Faire œuvre utile sur tous les plans

Un spiritualiste accompli ne se laisse pas tromper par l’apparence du corps; il s’intéresse plutôt au principe vital, à l’étincelle spirituelle qui anime chaque être. Ceux qui prônent la fraternité et la solidarité universelles sans avoir atteint un tel niveau de conscience ne s’intéressent en réalité qu’au corps matériel, et ne peuvent donc être d’aucune aide réelle à leurs semblables.

Politiciens, scientifiques, philanthropes et autres altruistes ignorant tout de l’Absolu et de la différence entre l’âme individuelle et l’Âme suprême ne peuvent rendre aucun service à l’âme. Seule une grande âme pleinement réalisée peut inculquer le secret de la vision universelle décrite dans ce mantra.

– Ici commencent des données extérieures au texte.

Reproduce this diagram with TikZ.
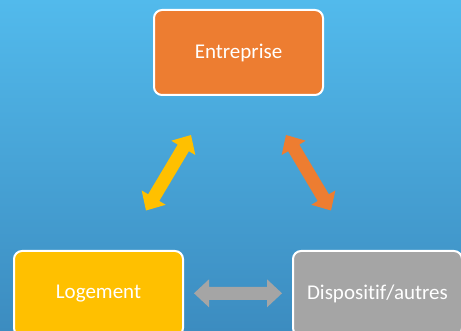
\documentclass[tikz,border=0pt]{standalone}
\usepackage{fontspec}
\setmainfont[Ligatures=NoCommon]{Carlito}
\usetikzlibrary{calc}
\definecolor{bgtop}{RGB}{82,186,236}
\definecolor{bgbot}{RGB}{60,140,192}
\definecolor{orangeA}{RGB}{237,125,49}
\definecolor{yellowA}{RGB}{255,192,0}
\definecolor{greyA}{RGB}{165,165,165}
\newcommand\blockarr[3]{%
\fill[#3] (#1)
 -- ($(#1)!15pt!(#2)!14pt!90:(#2)$)
 -- ($(#1)!15pt!(#2)!6.5pt!90:(#2)$)
 -- ($(#2)!15pt!(#1)!6.5pt!-90:(#1)$)
 -- ($(#2)!15pt!(#1)!14pt!-90:(#1)$)
 -- (#2)
 -- ($(#2)!15pt!(#1)!14pt!90:(#1)$)
 -- ($(#2)!15pt!(#1)!6.5pt!90:(#1)$)
 -- ($(#1)!15pt!(#2)!6.5pt!-90:(#2)$)
 -- ($(#1)!15pt!(#2)!14pt!-90:(#2)$)
 -- cycle;}
\begin{document}
\begin{tikzpicture}[x=1pt,y=-1pt,
  box/.style={rectangle, rounded corners=8pt, draw=white, line width=2pt,
    minimum width=169pt, minimum height=85pt, inner sep=0pt, text=white,
    font=\fontsize{21}{25}\selectfont}]
\useasboundingbox (0,0) rectangle (461,331);
\clip (0,0) rectangle (461,331);
\fill[top color=bgtop, bottom color=bgbot] (0,0) rectangle (461,331);
\node[box, fill=orangeA] (ent) at (238.5,52.5) {Entreprise};
\node[box, fill=yellowA] (log) at (98.5,293.5) {Logement};
\node[box, fill=greyA] (dis) at (377.5,293.5) {Dispositif/autres};
\coordinate (y1) at (146,210.5);
\coordinate (y2) at (191,135);
\coordinate (o1) at (286,135);
\coordinate (o2) at (331,210.5);
\coordinate (g1) at (194,293.3);
\coordinate (g2) at (282,293.3);
\blockarr{y1}{y2}{yellowA}
\blockarr{o1}{o2}{orangeA}
\blockarr{g1}{g2}{greyA}
\end{tikzpicture}
\end{document}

Nos yeux imparfaits ne nous permettent pas de voir les choses telles qu’elles sont. Pour connaître la vérité et percevoir la réalité dans sa dimension aussi bien spirituelle que matérielle, il faut s’en remettre à un spiritualiste éclairé ayant lui-même puisé cette science auprès d’une source sûre. Seule une grande âme voit en effet tous les êtres vivants comme ses propres frères et sœurs, car elle voit l’âme spirituelle en chacun. Et lorsqu’elle sert son prochain, c’est à cette âme qu’elle s’adresse, de sorte qu’elle comble du même coup ses besoins aussi bien matériels que spirituels.